As the development of Iraq’s fragile democracy failed to defuse the insurgency or reduce the attacks on U.S. forces, senior commanders in Iraq this year began publicly lowering expectations about what the U.S. military would be able to achieve before beginning a gradual withdrawal.

Advertisement

They stopped defining the goal of defeating the insurgency as their mission, and began focusing on building a capable Iraqi army that could take on insurgents after U.S. troops had left the country.

“The day after the [parliamentary] elections, the insurgency will still be there,” a senior military official in Baghdad told The Times in January. “And it will continue for several years to come.”

But commanders over the course of several months began citing progress by Iraqi troops, and during the spring and early summer Casey said a number of times that he believed improvements could lead to a “substantial reduction” of U.S. forces in 2006.

In June, Defense Secretary Donald H. Rumsfeld began to endorse the view of his commanders. However long U.S. troops stay, Rumsfeld told Congress, remnants of a well-armed insurgency will continue to fight them.

“If [the insurgency] does go on for four, eight, 10, 12, 15 years, whatever ... it is going to be a problem for the people of Iraq,” Rumsfeld said. “They’re going to have to cope with that insurgency over time.”

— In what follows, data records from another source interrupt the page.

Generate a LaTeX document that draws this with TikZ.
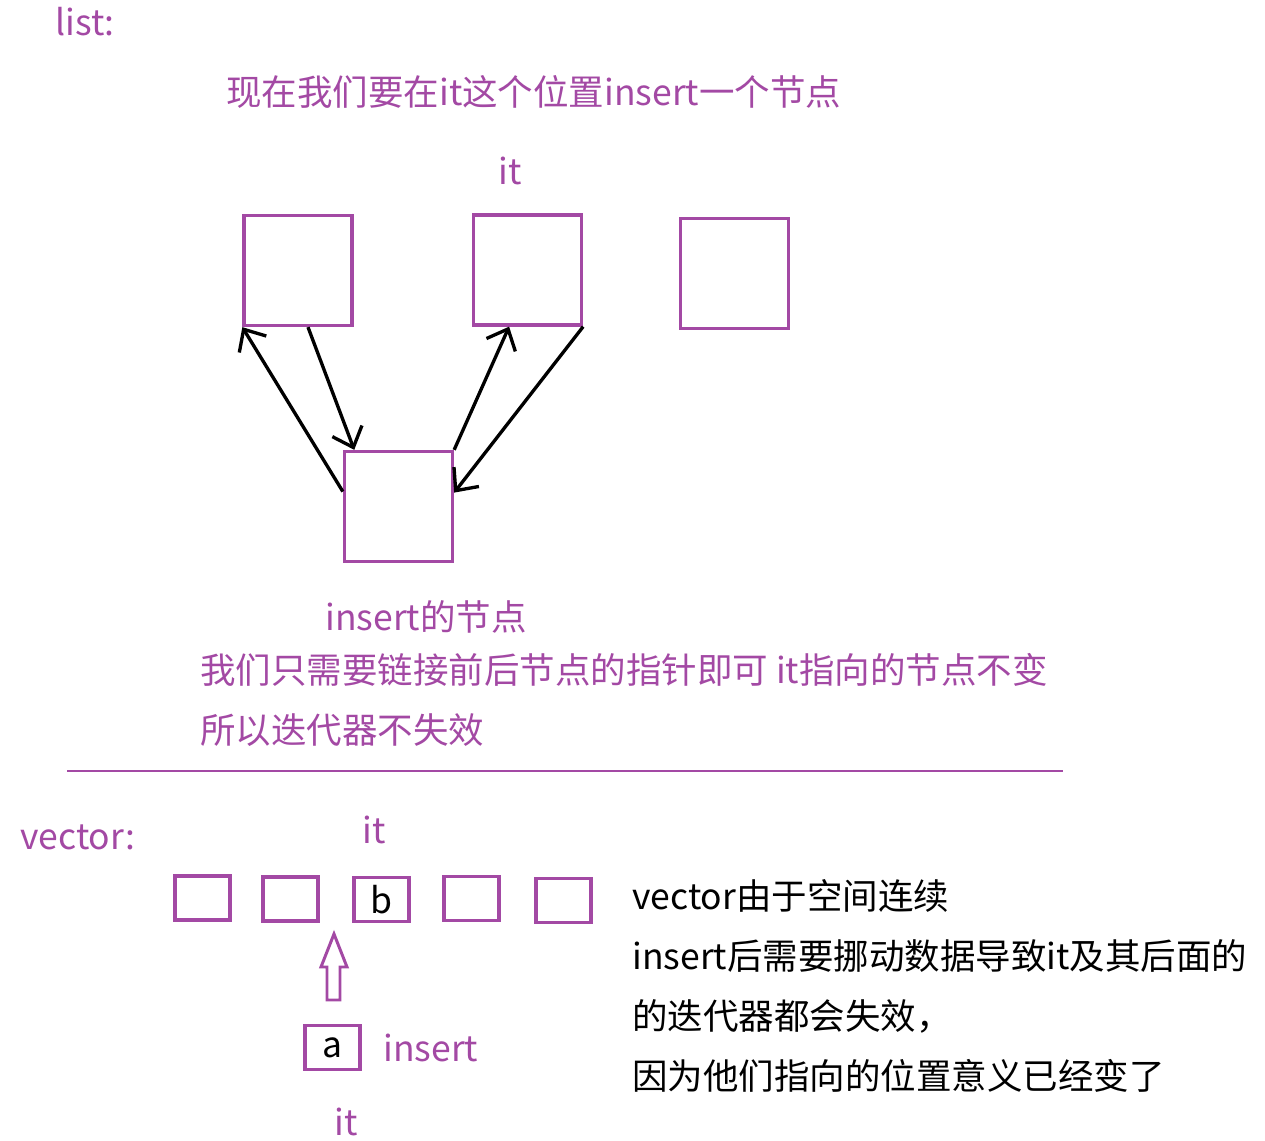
\documentclass[tikz,border=0pt]{standalone}
\usepackage{fontspec}
\setmainfont{Noto Sans CJK SC}
\usepackage{xcolor}
\usetikzlibrary{arrows.meta}
\definecolor{paintpurple}{HTML}{A349A4}

\tikzset{
  lbox/.style={draw=paintpurple, line width=1.9pt, minimum width=2.16cm, minimum height=2.2cm, inner sep=0pt},
  vbox/.style={draw=paintpurple, line width=1.9pt, minimum width=1.1cm, minimum height=0.88cm, inner sep=0pt,
    font=\fontsize{20.2}{24}\selectfont},
  ptxt/.style={text=paintpurple, inner sep=0pt, font=\fontsize{20.2}{24}\selectfont},
  btxt/.style={text=black, inner sep=0pt, anchor=west, font=\fontsize{20.2}{24}\selectfont},
  ptr/.style={draw=black, line width=1.9pt, -{Straight Barb[length=10pt,width=18pt,line width=1.9pt]}},
}

\begin{document}
\begin{tikzpicture}[x=0.02cm, y=-0.02cm]
\useasboundingbox (0,0) rectangle (1265,1141);

% ========= 上：list =========
\node[ptxt, anchor=west] (tlist) at (55,22) {list:};
\node[ptxt, anchor=west] (ttitle) at (226,92) {现在我们要在it这个位置insert一个节点};
\node[ptxt] (tit1) at (510,171) {it};

\node[lbox] (na) at (298,270.5) {};
\node[lbox] (nb) at (527.5,270) {};
\node[lbox] (nc) at (734.5,273.5) {};
\node[lbox] (nd) at (398.5,506.5) {};

\draw[ptr] (nd.165) -- (na.south west);
\draw[ptr] (na.280) -- (nd.128);
\draw[ptr] (nd.north east) -- (nb.252);
\draw[ptr] (nb.south east) -- (nd.14);

\node[ptxt, anchor=west] (tnew) at (325,617) {insert的节点};
\node[ptxt, anchor=west] (tnote1) at (200,670) {我们只需要链接前后节点的指针即可 it指向的节点不变};
\node[ptxt, anchor=west] (tnote2) at (200,730) {所以迭代器不失效};

% 分隔线
\coordinate (sepl) at (67,771);
\coordinate (sepr) at (1063,771);
\draw[paintpurple, line width=1.7pt] (sepl) -- (sepr);

% ========= 下：vector =========
\node[ptxt, anchor=west] (tvec) at (20,837) {vector:};
\node[ptxt] (tit2) at (374,830) {it};

\node[vbox] (v1) at (202.5,898) {};
\node[vbox] (v2) at (290.5,899) {};
\node[vbox] (v3) at (381.5,899.5) {b};
\node[vbox] (v4) at (471.5,898.5) {};
\node[vbox] (v5) at (563.5,900.5) {};

% 空心箭头
\draw[paintpurple, line width=1.7pt, line join=miter]
  (334,934) -- (347,967) -- (340,967) -- (340,1000) -- (327,1000)
  -- (327,967) -- (321,967) -- cycle;

\node[vbox] (va) at (332.5,1047.5) {a};
\node[ptxt, anchor=west] (tins) at (383,1048) {insert};
\node[ptxt] (tit3) at (346,1122) {it};

\node[btxt] (r1) at (632,896) {vector由于空间连续};
\node[btxt] (r2) at (632,956) {insert后需要挪动数据导致it及其后面的};
\node[btxt] (r3) at (632,1016) {的迭代器都会失效，};
\node[btxt] (r4) at (632,1076) {因为他们指向的位置意义已经变了};
\end{tikzpicture}
\end{document}
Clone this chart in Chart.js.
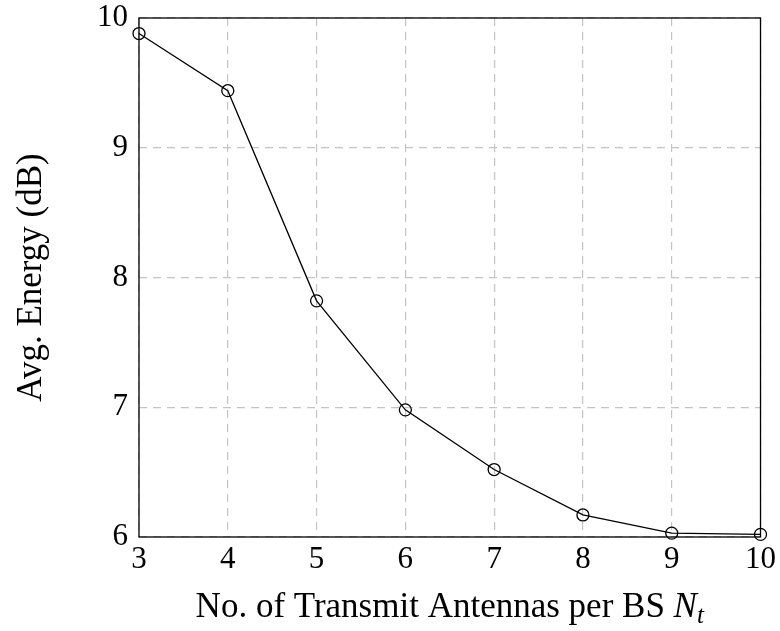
<!DOCTYPE html>
<html>
<head>
<meta charset="utf-8">
<script src="https://cdn.jsdelivr.net/npm/chart.js@4"></script>
<style>
  html, body { margin: 0; padding: 0; background: #fff; }
  #wrap { width: 780px; height: 631px; }
</style>
</head>
<body>
<div id="wrap"><canvas id="c" width="780" height="631"></canvas></div>
<script>
const antennas = [3, 4, 5, 6, 7, 8, 9, 10];
const avgEnergy = [9.88, 9.44, 7.82, 6.98, 6.52, 6.17, 6.03, 6.02];
const yTicks = [6, 7, 8, 9, 10];
const xTitle = 'No. of Transmit Antennas per BS ';
const yTitle = 'Avg. Energy (dB)';

const serif = '"Liberation Serif", "DejaVu Serif", serif';

// box round the plot plus the two axis titles (x title has italic N with subscript t)
const frame = {
  id: 'frame',
  afterDraw(chart) {
    const { ctx, chartArea: a } = chart;
    ctx.save();
    ctx.strokeStyle = '#000';
    ctx.lineWidth = 1.3;
    ctx.strokeRect(a.left, a.top, a.right - a.left, a.bottom - a.top);

    ctx.fillStyle = '#000';
    ctx.textBaseline = 'alphabetic';
    ctx.font = '35px ' + serif;
    const w1 = ctx.measureText(xTitle).width;
    ctx.font = 'italic 35px ' + serif;
    const w2 = ctx.measureText('N').width;
    ctx.font = 'italic 25px ' + serif;
    const w3 = ctx.measureText('t').width;
    let x = (a.left + a.right) / 2 - (w1 + w2 + w3) / 2;
    const y = 617;
    ctx.font = '35px ' + serif;
    ctx.textAlign = 'left';
    ctx.fillText(xTitle, x, y);
    x += w1;
    ctx.font = 'italic 35px ' + serif;
    ctx.fillText('N', x, y);
    x += w2;
    ctx.font = 'italic 25px ' + serif;
    ctx.fillText('t', x, y + 6);

    ctx.translate(41, (a.top + a.bottom) / 2);
    ctx.rotate(-Math.PI / 2);
    ctx.textAlign = 'center';
    ctx.font = '35px ' + serif;
    ctx.fillText(yTitle, 0, 0);
    ctx.restore();
  }
};

new Chart(document.getElementById('c'), {
  type: 'line',
  data: {
    datasets: [{
      data: antennas.map((v, i) => ({ x: v, y: avgEnergy[i] })),
      borderColor: '#000',
      borderWidth: 1.3,
      pointRadius: 6,
      pointBorderWidth: 1.3,
      pointBorderColor: '#000',
      pointBackgroundColor: 'rgba(0,0,0,0)',
      tension: 0,
      fill: false,
      clip: false
    }]
  },
  options: {
    responsive: false,
    animation: false,
    layout: { padding: { left: 0, right: 18, top: 18, bottom: 0 } },
    plugins: { legend: { display: false }, tooltip: { enabled: false } },
    scales: {
      x: {
        type: 'linear',
        min: 3,
        max: 10,
        afterFit: s => { s.height = 94; },
        ticks: { stepSize: 1, color: '#000', padding: 4, font: { family: serif, size: 31 } },
        grid: { color: '#c4c4c4', lineWidth: 1.2, drawTicks: false },
        border: { display: false, dash: [8, 6] }
      },
      y: {
        min: 6,
        max: 10,
        afterFit: s => { s.width = 139; s.paddingTop = 0; s.paddingBottom = 0; },
        afterBuildTicks: s => { s.ticks = yTicks.map(v => ({ value: v })); },
        ticks: { color: '#000', padding: 11, font: { family: serif, size: 31 } },
        grid: { color: '#c4c4c4', lineWidth: 1.2, drawTicks: false },
        border: { display: false, dash: [8, 6] }
      }
    }
  },
  plugins: [frame]
});
</script>
</body>
</html>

Yet even as the president’s senior military and civilian advisors began to lay the groundwork, Bush remained firm in his insistence that the U.S. military’s mission would not be complete until the insurgency was defeated.

Advertisement

“When that mission of defeating the terrorists in Iraq is complete, our troops will come home,” Bush said at his ranch near Crawford, Texas, in August.

But amid much of the same rhetoric Wednesday, Bush showed how far the White House had moved toward embracing a reality that the military and much of the rest of the administration had articulated months earlier.

The military’s mission, Bush said, was to train an Iraqi force that could take on the insurgents after U.S. troops have left the country.

“Our goal is to train enough Iraqi forces so they can carry the fight,” Bush said at the Naval Academy.